I am not seeking to change myself through a new found spirituality, however, if anything can help me achieve a more emotionally fulfilled state, then it is most welcome and worth investigation.

There are a few homes I know where someone in the house sits on the sofa for upwards of six hours per day, in the same seat, watching television. I sit in this very chair for eight hours per day sometimes. Neither the sofas nor this chair gets washed. The point I wish to make is that I don’t find it necessary to wash clothes often; my skin comes into contact with furnishings around my house, these furnishings are not considered to be dirty, so they don’t get washed, yet conversely my clothes would be considered dirty by some people’s standards.

I have many items of clothing I have never washed. I have some jeans I bought a year ago I have never washed. I think I’ve worn them upwards of 600 hours – at least 70 days of wear. All I do is air them once in a while. The reason I don’t wash them is not because I am lazy or am trying to save the planet; it’s because washing them would destroy the style and they would begin to fade.

I have a velvet jacket I wear out clubbing sometimes so I know it has got sweaty before. I have never washed it in 10 years; it is from the 1940′s. I expect it has never been washed in its life, and if it were to be washed it would fall apart.

None of my coats have ever been washed, and they come into contact with unsavoury germs whenever I sit down on a bus or tube.

It is my opinion that washing machines plus detergents destroy clothes. Most clothes bought from Topshop or H&M only have three washes in them before the cotton goes bobbley and the fast-fashion becomes unwearable. Before I buy something I always look at the label to see what it’s made of; I won’t buy clothes made of fabrics that disintegrate.

I have a lot of good quality clothes I’ve had for more than ten years. My clothes seem to last a ridiculously long time in comparison to other people’s. I rarely wear out anything, and will repair clothes that get tears in them. While I think a few factors are at play, I think the main reason is that I don’t wash my clothes very often and only use washing machines infrequently. Plus, if it is an item of clothing I particularly like, it never goes in the machine, it gets handwashed.

Let me give you an example of how washing machines destroy clothes. I have some jeans that are light green in colour which I hand washed earlier this week. The thing I hate most about handwashing clothes is rinsing them out, and while washing the jeans I had a brain wave. I decided to put them in the machine just for a rinse. Well, I put them into rinse and then I had to go and teach. When I came back for them I realised to my horror that someone else had put their stuff in with my jeans and had washed them. (Surely everyone knows that you check the washer for socks etc before you put your own stuff in!)

This truly was horror for me because they were *never* going to be actually washed in a washing machine. Especially with mixed colours and towels and also quite fearfully at 40% or higher (the enzymes in my body work fine at 37.5% why do we insane people think we must out-do nature?).
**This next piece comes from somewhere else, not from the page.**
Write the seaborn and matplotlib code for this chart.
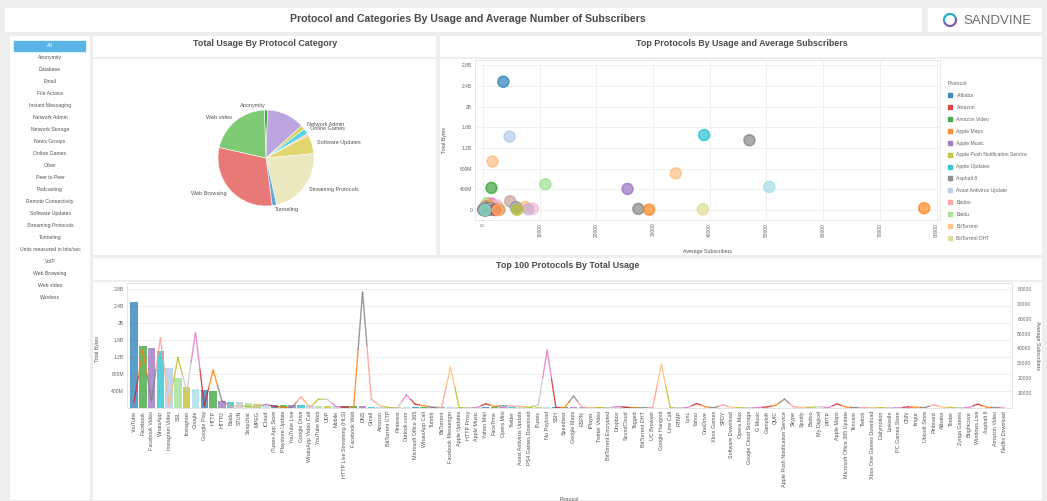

One of my washing machine fears is centred on the conviction that 40 degree washes and higher are the ultimate clothes’ destroyers…

Now, the jeans were also quite possibly washed with fabric softener because they have changed unrecognisably. They have gone from a very tight fit to a slack fit, and it is as is they have lost all of their elasticity.
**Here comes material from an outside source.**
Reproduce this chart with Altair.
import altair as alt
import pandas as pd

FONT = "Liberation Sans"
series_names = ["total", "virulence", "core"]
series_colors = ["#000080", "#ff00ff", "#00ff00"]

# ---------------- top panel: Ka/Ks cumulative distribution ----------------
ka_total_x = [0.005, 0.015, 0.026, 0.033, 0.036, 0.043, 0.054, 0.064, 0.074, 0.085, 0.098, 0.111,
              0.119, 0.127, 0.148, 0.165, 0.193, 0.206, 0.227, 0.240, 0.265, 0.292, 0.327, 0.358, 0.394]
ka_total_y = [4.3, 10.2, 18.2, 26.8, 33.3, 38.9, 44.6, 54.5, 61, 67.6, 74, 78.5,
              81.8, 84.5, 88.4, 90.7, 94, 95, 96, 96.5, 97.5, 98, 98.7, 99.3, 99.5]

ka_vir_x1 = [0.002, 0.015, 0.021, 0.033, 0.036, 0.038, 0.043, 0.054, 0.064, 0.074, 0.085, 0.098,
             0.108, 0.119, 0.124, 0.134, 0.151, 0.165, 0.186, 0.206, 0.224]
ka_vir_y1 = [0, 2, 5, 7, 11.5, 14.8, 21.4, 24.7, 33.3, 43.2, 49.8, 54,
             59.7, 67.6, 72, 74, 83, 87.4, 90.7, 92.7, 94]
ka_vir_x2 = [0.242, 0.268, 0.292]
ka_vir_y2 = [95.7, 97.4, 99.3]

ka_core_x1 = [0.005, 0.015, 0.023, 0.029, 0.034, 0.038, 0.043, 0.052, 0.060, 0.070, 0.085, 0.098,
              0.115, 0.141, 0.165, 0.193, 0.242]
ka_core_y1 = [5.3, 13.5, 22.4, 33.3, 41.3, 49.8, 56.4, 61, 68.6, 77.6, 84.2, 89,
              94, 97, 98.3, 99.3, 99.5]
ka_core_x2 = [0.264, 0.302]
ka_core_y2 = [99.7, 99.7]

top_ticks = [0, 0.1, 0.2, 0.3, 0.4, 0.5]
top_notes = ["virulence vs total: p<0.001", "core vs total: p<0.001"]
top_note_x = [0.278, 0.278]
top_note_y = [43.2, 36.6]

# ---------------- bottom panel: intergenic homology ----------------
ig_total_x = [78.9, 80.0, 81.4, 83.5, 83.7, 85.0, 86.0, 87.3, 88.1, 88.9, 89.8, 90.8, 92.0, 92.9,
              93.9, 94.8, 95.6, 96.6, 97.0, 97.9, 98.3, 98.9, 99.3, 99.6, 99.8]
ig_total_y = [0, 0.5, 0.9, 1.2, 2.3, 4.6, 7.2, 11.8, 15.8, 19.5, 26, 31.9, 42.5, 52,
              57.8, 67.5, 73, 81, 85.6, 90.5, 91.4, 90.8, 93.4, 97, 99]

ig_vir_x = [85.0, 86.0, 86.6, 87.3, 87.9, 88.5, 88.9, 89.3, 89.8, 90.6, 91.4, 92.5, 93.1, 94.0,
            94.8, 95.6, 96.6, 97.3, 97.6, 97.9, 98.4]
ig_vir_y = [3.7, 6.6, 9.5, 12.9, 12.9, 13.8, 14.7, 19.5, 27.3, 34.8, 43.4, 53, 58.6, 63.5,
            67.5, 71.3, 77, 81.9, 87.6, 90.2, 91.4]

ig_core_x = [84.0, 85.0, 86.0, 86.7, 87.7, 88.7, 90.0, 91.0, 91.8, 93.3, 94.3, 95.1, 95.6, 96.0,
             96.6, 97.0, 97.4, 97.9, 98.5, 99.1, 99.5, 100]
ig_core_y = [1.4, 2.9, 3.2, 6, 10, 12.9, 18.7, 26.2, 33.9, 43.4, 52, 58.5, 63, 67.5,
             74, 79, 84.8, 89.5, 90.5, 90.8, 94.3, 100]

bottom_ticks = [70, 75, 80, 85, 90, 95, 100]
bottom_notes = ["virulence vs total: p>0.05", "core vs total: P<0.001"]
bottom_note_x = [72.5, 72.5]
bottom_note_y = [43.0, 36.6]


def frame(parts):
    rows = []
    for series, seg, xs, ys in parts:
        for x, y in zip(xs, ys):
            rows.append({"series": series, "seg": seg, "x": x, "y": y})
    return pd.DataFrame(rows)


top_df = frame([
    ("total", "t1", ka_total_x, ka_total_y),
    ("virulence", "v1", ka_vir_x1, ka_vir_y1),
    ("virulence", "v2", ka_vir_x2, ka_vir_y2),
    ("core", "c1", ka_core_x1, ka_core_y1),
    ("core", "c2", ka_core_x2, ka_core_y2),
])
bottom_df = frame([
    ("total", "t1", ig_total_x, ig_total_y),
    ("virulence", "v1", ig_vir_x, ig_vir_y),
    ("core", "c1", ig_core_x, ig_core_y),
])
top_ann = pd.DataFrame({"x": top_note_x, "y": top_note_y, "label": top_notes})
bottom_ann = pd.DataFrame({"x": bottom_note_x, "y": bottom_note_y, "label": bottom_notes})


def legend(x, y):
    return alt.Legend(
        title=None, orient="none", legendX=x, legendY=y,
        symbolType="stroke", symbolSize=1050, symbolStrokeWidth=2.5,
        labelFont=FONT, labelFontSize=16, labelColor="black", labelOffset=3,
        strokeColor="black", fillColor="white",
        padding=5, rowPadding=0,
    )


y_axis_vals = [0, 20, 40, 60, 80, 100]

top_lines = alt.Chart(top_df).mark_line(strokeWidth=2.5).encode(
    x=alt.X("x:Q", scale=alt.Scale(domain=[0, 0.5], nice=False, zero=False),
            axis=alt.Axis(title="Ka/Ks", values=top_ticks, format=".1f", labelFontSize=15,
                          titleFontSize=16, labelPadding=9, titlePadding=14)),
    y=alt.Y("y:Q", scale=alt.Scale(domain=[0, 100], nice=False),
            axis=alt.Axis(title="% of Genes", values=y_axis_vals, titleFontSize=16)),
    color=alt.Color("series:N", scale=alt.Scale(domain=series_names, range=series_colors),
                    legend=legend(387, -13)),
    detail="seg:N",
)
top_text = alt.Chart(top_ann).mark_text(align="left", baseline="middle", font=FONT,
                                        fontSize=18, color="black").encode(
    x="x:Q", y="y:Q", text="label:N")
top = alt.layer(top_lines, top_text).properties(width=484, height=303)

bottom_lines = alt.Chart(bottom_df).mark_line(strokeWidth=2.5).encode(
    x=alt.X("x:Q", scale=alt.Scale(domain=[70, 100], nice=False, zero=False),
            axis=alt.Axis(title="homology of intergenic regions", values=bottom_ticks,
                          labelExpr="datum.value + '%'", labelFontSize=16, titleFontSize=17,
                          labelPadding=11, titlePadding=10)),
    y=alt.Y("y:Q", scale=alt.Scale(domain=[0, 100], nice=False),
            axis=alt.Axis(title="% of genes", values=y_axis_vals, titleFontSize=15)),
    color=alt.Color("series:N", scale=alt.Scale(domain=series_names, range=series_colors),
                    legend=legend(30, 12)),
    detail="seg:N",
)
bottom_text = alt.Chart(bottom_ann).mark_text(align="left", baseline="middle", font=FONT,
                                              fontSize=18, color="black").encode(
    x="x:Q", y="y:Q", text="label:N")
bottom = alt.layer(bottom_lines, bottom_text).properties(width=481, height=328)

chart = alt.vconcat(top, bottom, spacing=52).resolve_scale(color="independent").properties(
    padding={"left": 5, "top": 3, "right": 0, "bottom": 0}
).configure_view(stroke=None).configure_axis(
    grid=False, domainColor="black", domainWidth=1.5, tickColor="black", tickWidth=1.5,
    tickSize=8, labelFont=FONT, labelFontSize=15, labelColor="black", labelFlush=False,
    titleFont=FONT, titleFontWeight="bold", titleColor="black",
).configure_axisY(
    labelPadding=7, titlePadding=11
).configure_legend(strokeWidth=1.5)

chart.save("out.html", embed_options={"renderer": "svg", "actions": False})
It’s just another lesson learned; if you really care about it never put anything in a washing machine, especially if you live in a shared house.

If it smells dunk it in a bucket and leave it there with some soap for a day. Then hang it outside if you can. If something needs to be freshened up a bit just hang it outside or by a window for a couple of days. If it is a vintage piece, never wash it, just hang it outside until the must smell dissipates. This is all that needs to be done. Don’t let them brainwash you to wash your stuff; think of your sweaty and grubby ancestors who did well without.

Don’t believe that you need to wash things after you have worn them for a couple of hours. If you wash it you will destroy it. If you find that your clothes are always getting holes in and they wear out quickly, you can blame your washing machine and strong detergents for that.